La función de coordinación, en contextos en los cuales la autonomía universitaria prevalece con fortaleza normativa, suele operar a partir de sistemas de relaciones entre, por ejemplo, asociaciones u otras corporaciones universitarias en las cuales es delegada la representación institucional —y por lo tanto delegadas atribuciones autonómicas— para entablar relaciones con la entidad gubernamental responsable. De este modo no son las instituciones como tales, sino los cuerpos representativos de autoridad, con los cuales se entablan tanto relaciones de comunicación como negociaciones sobre, por ejemplo, montos y vías de subsidio financiero, políticas y programas que el gobierno desea impulsar en el ámbito universitario, obligaciones de rendición de cuentas, entre otros. Es una tendencia que tales sistemas de relaciones operen a partir de esquemas de concesiones mutuas entre, por ejemplo, mejores condiciones de acceso a recursos fiscales a cambio de compromisos de implantación y desarrollo de ciertas políticas o programas. La negociación de esta clase de incentivos presupone una base de coordinación que evite la transacción bilateral como mecanismo exclusivo o preeminente de transmisión de las iniciativas que el gobierno está dispuesto a impulsar.
Las tendencias de descentralización y federalización de la educación superior presentan, a pesar de los avances, importantes tensiones y algunos dilemas que reclaman solución a corto plazo.
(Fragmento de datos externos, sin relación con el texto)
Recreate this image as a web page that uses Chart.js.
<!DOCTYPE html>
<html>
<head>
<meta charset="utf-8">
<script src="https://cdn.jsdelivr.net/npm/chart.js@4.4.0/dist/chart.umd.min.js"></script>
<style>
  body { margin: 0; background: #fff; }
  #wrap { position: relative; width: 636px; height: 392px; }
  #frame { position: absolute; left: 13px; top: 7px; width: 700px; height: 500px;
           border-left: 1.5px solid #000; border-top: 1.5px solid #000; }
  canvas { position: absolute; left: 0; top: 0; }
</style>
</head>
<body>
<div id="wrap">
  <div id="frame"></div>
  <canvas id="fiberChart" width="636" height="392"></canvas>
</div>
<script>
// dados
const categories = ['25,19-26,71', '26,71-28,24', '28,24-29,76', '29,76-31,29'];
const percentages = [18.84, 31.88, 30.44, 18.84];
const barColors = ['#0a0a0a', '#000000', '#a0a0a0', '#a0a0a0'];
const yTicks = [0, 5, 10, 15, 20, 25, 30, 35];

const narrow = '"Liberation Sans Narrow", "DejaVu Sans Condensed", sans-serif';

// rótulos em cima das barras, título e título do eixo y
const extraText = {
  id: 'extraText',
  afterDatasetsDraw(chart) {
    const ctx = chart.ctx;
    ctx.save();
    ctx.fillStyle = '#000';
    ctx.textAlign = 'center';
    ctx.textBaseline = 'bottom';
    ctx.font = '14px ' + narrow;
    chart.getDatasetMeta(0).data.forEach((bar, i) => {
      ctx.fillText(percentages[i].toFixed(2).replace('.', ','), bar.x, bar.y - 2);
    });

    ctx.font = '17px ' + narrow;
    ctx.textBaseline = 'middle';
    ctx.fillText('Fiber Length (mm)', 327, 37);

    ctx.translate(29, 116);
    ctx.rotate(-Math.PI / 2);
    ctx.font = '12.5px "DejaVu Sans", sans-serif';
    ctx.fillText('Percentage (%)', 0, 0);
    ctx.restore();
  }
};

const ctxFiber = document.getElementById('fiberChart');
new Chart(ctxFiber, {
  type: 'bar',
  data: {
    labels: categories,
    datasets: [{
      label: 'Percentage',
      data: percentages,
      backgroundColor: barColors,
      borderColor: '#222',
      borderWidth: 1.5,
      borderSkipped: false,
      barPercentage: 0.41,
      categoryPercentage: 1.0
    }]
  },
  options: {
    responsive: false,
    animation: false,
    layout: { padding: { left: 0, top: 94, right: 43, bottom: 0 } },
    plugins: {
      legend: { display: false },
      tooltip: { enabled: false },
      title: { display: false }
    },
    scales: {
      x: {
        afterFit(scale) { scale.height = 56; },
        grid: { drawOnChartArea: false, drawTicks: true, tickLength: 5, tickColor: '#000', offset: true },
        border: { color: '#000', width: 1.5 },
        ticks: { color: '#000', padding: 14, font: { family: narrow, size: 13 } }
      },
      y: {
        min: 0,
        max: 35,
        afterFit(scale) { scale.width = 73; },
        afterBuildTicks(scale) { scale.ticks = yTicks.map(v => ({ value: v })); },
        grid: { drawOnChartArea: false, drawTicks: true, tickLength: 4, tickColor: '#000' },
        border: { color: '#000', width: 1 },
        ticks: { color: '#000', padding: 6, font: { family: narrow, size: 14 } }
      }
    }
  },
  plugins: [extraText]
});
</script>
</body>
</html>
Entre los problemas más relevantes se identifica la ausencia de una coordinación y regulación del sistema con enfoque federalista. Aunque el sistema ha tomado esa dirección, la autoridad educativa federal conserva atribuciones relevantes en materia de la orientación curricular de los subsistemas que coordina, particularmente en los subsistemas de educación superior tecnológica y de formación de profesores.
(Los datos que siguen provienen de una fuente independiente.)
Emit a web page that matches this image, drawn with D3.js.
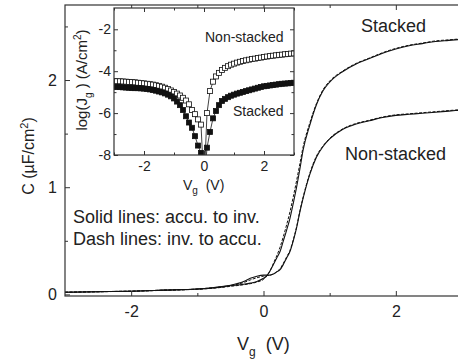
<!DOCTYPE html>
<html><head><meta charset="utf-8">
<script src="https://cdn.jsdelivr.net/npm/d3@7"></script>
<style>
body{margin:0;background:#fff;}
svg{display:block;font-family:"Liberation Sans",Arial,sans-serif;}
</style></head>
<body><svg id="c" width="458" height="360"></svg>
<script>
// ---------- main C-V data ----------
const mainV = [-3,-2.5,-2,-1.5,-1,-0.75,-0.5,-0.3,-0.2,-0.1,0,0.05,0.1,0.15,0.2,0.25,0.3,0.35,0.4,0.45,0.5,0.55,0.6,0.7,0.8,0.9,1.0,1.2,1.4,1.6,1.8,2.0,2.2,2.4,2.6,2.8,3.0];
const stackedSolid = [0.02,0.025,0.03,0.04,0.05,0.06,0.08,0.095,0.105,0.12,0.15,0.175,0.22,0.28,0.34,0.40,0.50,0.60,0.71,0.85,1.0,1.17,1.35,1.58,1.77,1.90,1.98,2.08,2.15,2.20,2.25,2.29,2.32,2.34,2.36,2.37,2.38];
const stackedDash  = [0.02,0.025,0.03,0.038,0.048,0.058,0.075,0.09,0.10,0.115,0.14,0.17,0.22,0.29,0.36,0.44,0.54,0.65,0.77,0.91,1.06,1.22,1.38,1.60,1.78,1.91,1.99,2.085,2.155,2.205,2.255,2.295,2.325,2.345,2.365,2.375,2.385];
const nonStackedSolid = [0.02,0.025,0.03,0.04,0.05,0.065,0.085,0.12,0.15,0.17,0.18,0.18,0.18,0.19,0.21,0.23,0.28,0.34,0.40,0.50,0.62,0.77,0.90,1.12,1.28,1.38,1.45,1.54,1.59,1.62,1.65,1.67,1.68,1.69,1.70,1.71,1.72];
const nonStackedDash  = [0.02,0.025,0.03,0.04,0.05,0.063,0.082,0.11,0.135,0.155,0.17,0.175,0.18,0.19,0.21,0.24,0.29,0.35,0.41,0.51,0.63,0.78,0.91,1.13,1.29,1.385,1.455,1.545,1.595,1.625,1.655,1.675,1.685,1.695,1.705,1.715,1.725];
const mainXTicks = [-2,0,2], mainXMinor = [-1,1];
const mainYTicks = [0,1,2], mainYMinor = [0.5,1.5,2.5];

// ---------- inset log(Jg) data ----------
const insetV = [-3.0,-2.9,-2.8,-2.7,-2.6,-2.5,-2.4,-2.3,-2.2,-2.1,-2.0,-1.9,-1.8,-1.7,-1.6,-1.5,-1.4,-1.3,-1.2,-1.1,-1.0,-0.9,-0.8,-0.7,-0.6,-0.5,-0.4,-0.3,-0.2,-0.1,0.0,0.1,0.2,0.3,0.4,0.5,0.6,0.7,0.8,0.9,1.0,1.1,1.2,1.3,1.4,1.5,1.6,1.7,1.8,1.9,2.0,2.1,2.2,2.3,2.4,2.5,2.6,2.7,2.8,2.9,3.0];
const logNonStacked = [-4.47,-4.48,-4.48,-4.49,-4.50,-4.51,-4.52,-4.53,-4.55,-4.56,-4.58,-4.60,-4.62,-4.64,-4.67,-4.70,-4.74,-4.79,-4.85,-4.92,-4.99,-5.07,-5.16,-5.27,-5.40,-5.58,-5.85,-6.05,-6.30,-6.55,-9.5,-6.0,-4.95,-4.50,-4.25,-4.08,-3.94,-3.84,-3.76,-3.69,-3.64,-3.59,-3.55,-3.51,-3.48,-3.45,-3.42,-3.40,-3.37,-3.35,-3.32,-3.30,-3.28,-3.26,-3.24,-3.22,-3.21,-3.19,-3.18,-3.16,-3.15];
const logStacked = [-4.74,-4.75,-4.76,-4.77,-4.78,-4.79,-4.80,-4.81,-4.81,-4.82,-4.83,-4.85,-4.87,-4.90,-4.93,-4.97,-5.01,-5.06,-5.12,-5.20,-5.30,-5.45,-5.62,-5.85,-6.15,-6.45,-6.70,-7.10,-7.55,-7.90,-9.5,-7.65,-6.90,-6.25,-5.90,-5.62,-5.42,-5.32,-5.24,-5.17,-5.12,-5.07,-5.03,-4.99,-4.95,-4.91,-4.87,-4.83,-4.79,-4.75,-4.72,-4.70,-4.68,-4.66,-4.64,-4.62,-4.60,-4.59,-4.58,-4.56,-4.55];
const insetXTicks = [-2,0,2], insetXMinor = [-3,-1,1,3];
const insetYTicks = [-8,-6,-4,-2], insetYMinor = [-7,-5,-3];

const svg = d3.select("#c");
const axisColor = "#333", textColor = "#222";

// ---------- main plot ----------
const M = {l:65, r:462, t:5, b:296};
const x = d3.scaleLinear().domain([-3,3]).range([M.l, M.r]);
const y = d3.scaleLinear().domain([-0.015,2.7]).range([M.b, M.t]);

svg.append("defs").append("clipPath").attr("id","mclip")
  .append("rect").attr("x",M.l).attr("y",M.t).attr("width",M.r-M.l).attr("height",M.b-M.t);
svg.select("defs").append("clipPath").attr("id","iclip")
  .append("rect").attr("x",114).attr("y",8).attr("width",180).attr("height",147);

const line = d3.line().x(d=>x(d[0])).y(d=>y(d[1])).curve(d3.curveMonotoneX);
const gCurves = svg.append("g").attr("clip-path","url(#mclip)");
[[stackedSolid,null],[nonStackedSolid,null],[stackedDash,"3,1.5"],[nonStackedDash,"3,1.5"]].forEach(([arr,dash])=>{
  gCurves.append("path").datum(mainV.map((v,i)=>[v,arr[i]]))
    .attr("d",line).attr("fill","none").attr("stroke","#111")
    .attr("stroke-width",dash?1:1.1).attr("stroke-dasharray",dash);
});

function styleAxis(g, fs){
  g.select(".domain").remove();
  g.selectAll(".tick line").attr("stroke",axisColor).attr("stroke-width",1);
  g.selectAll("text").attr("fill",textColor).style("font-size",fs+"px").style("font-family","Liberation Sans, Arial, sans-serif");
}
// main axes
let g;
g = svg.append("g").attr("transform",`translate(0,${M.b})`).call(d3.axisBottom(x).tickValues(mainXTicks).tickSize(-5).tickPadding(10).tickFormat(d3.format("d")));
styleAxis(g,16); g.selectAll("text").text(d=>d<0?"-"+Math.abs(d):d);
g = svg.append("g").attr("transform",`translate(0,${M.b})`).call(d3.axisBottom(x).tickValues(mainXMinor).tickSize(-3).tickFormat(""));
styleAxis(g,16);
g = svg.append("g").attr("transform",`translate(0,${M.t})`).call(d3.axisTop(x).tickValues(mainXTicks).tickSize(-5).tickFormat(""));
styleAxis(g,16);
g = svg.append("g").attr("transform",`translate(0,${M.t})`).call(d3.axisTop(x).tickValues(mainXMinor).tickSize(-3).tickFormat(""));
styleAxis(g,16);
g = svg.append("g").attr("transform",`translate(${M.l},0)`).call(d3.axisLeft(y).tickValues(mainYTicks).tickSize(-5).tickPadding(8).tickFormat(d3.format("d")));
styleAxis(g,16);
g = svg.append("g").attr("transform",`translate(${M.l},0)`).call(d3.axisLeft(y).tickValues(mainYMinor).tickSize(-3).tickFormat(""));
styleAxis(g,16);
svg.append("rect").attr("x",M.l).attr("y",M.t).attr("width",M.r-M.l).attr("height",M.b-M.t)
  .attr("fill","none").attr("stroke",axisColor).attr("stroke-width",1.2);

// main labels
const yl = svg.append("text").attr("transform","translate(34,156) rotate(-90)").attr("text-anchor","middle")
  .attr("fill",textColor).style("font-size","16px");
yl.append("tspan").text("C (\u00B5F/cm");
yl.append("tspan").attr("dy","-6").style("font-size","11px").text("2");
yl.append("tspan").attr("dy","6").text(")");
const xl = svg.append("text").attr("x",237).attr("y",350).attr("fill",textColor).style("font-size","18px").attr("xml:space","preserve");
xl.append("tspan").text("V");
xl.append("tspan").attr("dy","6").style("font-size","12px").text("g");
xl.append("tspan").attr("dy","-6").text("  (V)");
svg.append("text").attr("x",361).attr("y",32).attr("fill",textColor).style("font-size","18px").text("Stacked");
svg.append("text").attr("x",345).attr("y",160).attr("fill",textColor).style("font-size","18px").text("Non-stacked");
svg.append("text").attr("x",73).attr("y",223).attr("fill",textColor).style("font-size","18px").text("Solid lines: accu. to inv.");
svg.append("text").attr("x",73).attr("y",245).attr("fill",textColor).style("font-size","18px").text("Dash lines: inv. to accu.");

// ---------- inset ----------
const I = {l:114, r:294, t:8, b:155};
const xi = d3.scaleLinear().domain([-3,3]).range([I.l, I.r]);
const yi = d3.scaleLinear().domain([-8,-1]).range([I.b, I.b-7*20.95]);
svg.append("rect").attr("x",I.l).attr("y",I.t).attr("width",I.r-I.l).attr("height",I.b-I.t).attr("fill","#fff");

const gi = svg.append("g").attr("clip-path","url(#iclip)");
const iline = d3.line().x(d=>xi(d[0])).y(d=>yi(d[1]));
const sq = 5;
[[logNonStacked,"#fff"],[logStacked,"#111"]].forEach(([arr,fill])=>{
  const pts = insetV.map((v,i)=>[v,arr[i]]);
  gi.append("path").datum(pts).attr("d",iline).attr("fill","none").attr("stroke","#111").attr("stroke-width",0.8);
  gi.selectAll(null).data(pts).enter().append("rect")
    .attr("x",d=>xi(d[0])-sq/2).attr("y",d=>yi(d[1])-sq/2).attr("width",sq).attr("height",sq)
    .attr("fill",fill).attr("stroke","#111").attr("stroke-width",0.8);
});

g = svg.append("g").attr("transform",`translate(0,${I.b})`).call(d3.axisBottom(xi).tickValues(insetXTicks).tickSize(-4).tickPadding(6).tickFormat(d3.format("d")));
styleAxis(g,14); g.selectAll("text").text(d=>d<0?"-"+Math.abs(d):d);
g = svg.append("g").attr("transform",`translate(0,${I.b})`).call(d3.axisBottom(xi).tickValues(insetXMinor).tickSize(-2.5).tickFormat(""));
styleAxis(g,14);
g = svg.append("g").attr("transform",`translate(0,${I.t})`).call(d3.axisTop(xi).tickValues(insetXTicks).tickSize(-4).tickFormat(""));
styleAxis(g,14);
g = svg.append("g").attr("transform",`translate(0,${I.t})`).call(d3.axisTop(xi).tickValues(insetXMinor).tickSize(-2.5).tickFormat(""));
styleAxis(g,14);
g = svg.append("g").attr("transform",`translate(${I.l},0)`).call(d3.axisLeft(yi).tickValues(insetYTicks).tickSize(-4).tickPadding(3).tickFormat(d3.format("d")));
styleAxis(g,14); g.selectAll("text").text(d=>"-"+Math.abs(d));
g = svg.append("g").attr("transform",`translate(${I.l},0)`).call(d3.axisLeft(yi).tickValues(insetYMinor).tickSize(-2.5).tickFormat(""));
styleAxis(g,14);
g = svg.append("g").attr("transform",`translate(${I.r},0)`).call(d3.axisRight(yi).tickValues(insetYTicks).tickSize(-4).tickFormat(""));
styleAxis(g,14);
g = svg.append("g").attr("transform",`translate(${I.r},0)`).call(d3.axisRight(yi).tickValues(insetYMinor).tickSize(-2.5).tickFormat(""));
styleAxis(g,14);
svg.append("rect").attr("x",I.l).attr("y",I.t).attr("width",I.r-I.l).attr("height",I.b-I.t)
  .attr("fill","none").attr("stroke",axisColor).attr("stroke-width",1.2);

const iyl = svg.append("text").attr("transform","translate(87,80) rotate(-90)").attr("text-anchor","middle")
  .attr("fill",textColor).style("font-size","15px").attr("xml:space","preserve");
iyl.append("tspan").text("log(J");
iyl.append("tspan").attr("dy","5").style("font-size","10px").text("g");
iyl.append("tspan").attr("dy","-5").text(" ) (A/cm");
iyl.append("tspan").attr("dy","-6").style("font-size","10px").text("2");
iyl.append("tspan").attr("dy","6").text(")");
const ixl = svg.append("text").attr("x",183).attr("y",190).attr("fill",textColor).style("font-size","14px").attr("xml:space","preserve");
ixl.append("tspan").text("V");
ixl.append("tspan").attr("dy","4").style("font-size","10px").text("g");
ixl.append("tspan").attr("dy","-4").text("  (V)");
svg.append("text").attr("x",205).attr("y",42).attr("fill",textColor).style("font-size","14px").text("Non-stacked");
svg.append("text").attr("x",233).attr("y",116).attr("fill",textColor).style("font-size","14px").text("Stacked");
</script></body></html>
Por otra parte, las políticas de calidad enfocadas a las universidades públicas de los estados, basadas en la oferta de recursos federales adicionales, también evidencian un rasgo centralista al ser normadas y regidas exclusivamente por la autoridad federal. Por último, se advierte un déficit normativo para la regulación estable de las atribuciones federales y estatales en el gobierno del sistema en su conjunto y sus distintos componentes. No menos importante, se advierte una tensión entre la autonomía concedida por ley a la mayoría de las universidades públicas federales y estatales y la incidencia de las políticas públicas federales sobre las instituciones.
A la vista de estos retos, la posibilidad de mejorar las condiciones de gobernabilidad del sistema de educación superior precisa, como punto de partida, reconocer su complejidad y heterogeneidad, así como la diversidad de papeles y funciones que las IES desempeñan en respuesta a las demandas de su entorno. Requiere, además, gestar políticas públicas susceptibles de ser adaptadas y adecuadas por las diversas instituciones sin desmedro de su identidad; generar objetivos y reglas comunes, cuyo acatamiento se base en una común percepción acerca de la bondad de los objetivos y la equidad de las reglas; aprovechar y encauzar los procesos de innovación y cambio que tienen lugar al seno de las instituciones, y no menos importante, construir canales que faciliten la cooperación interinstitucional.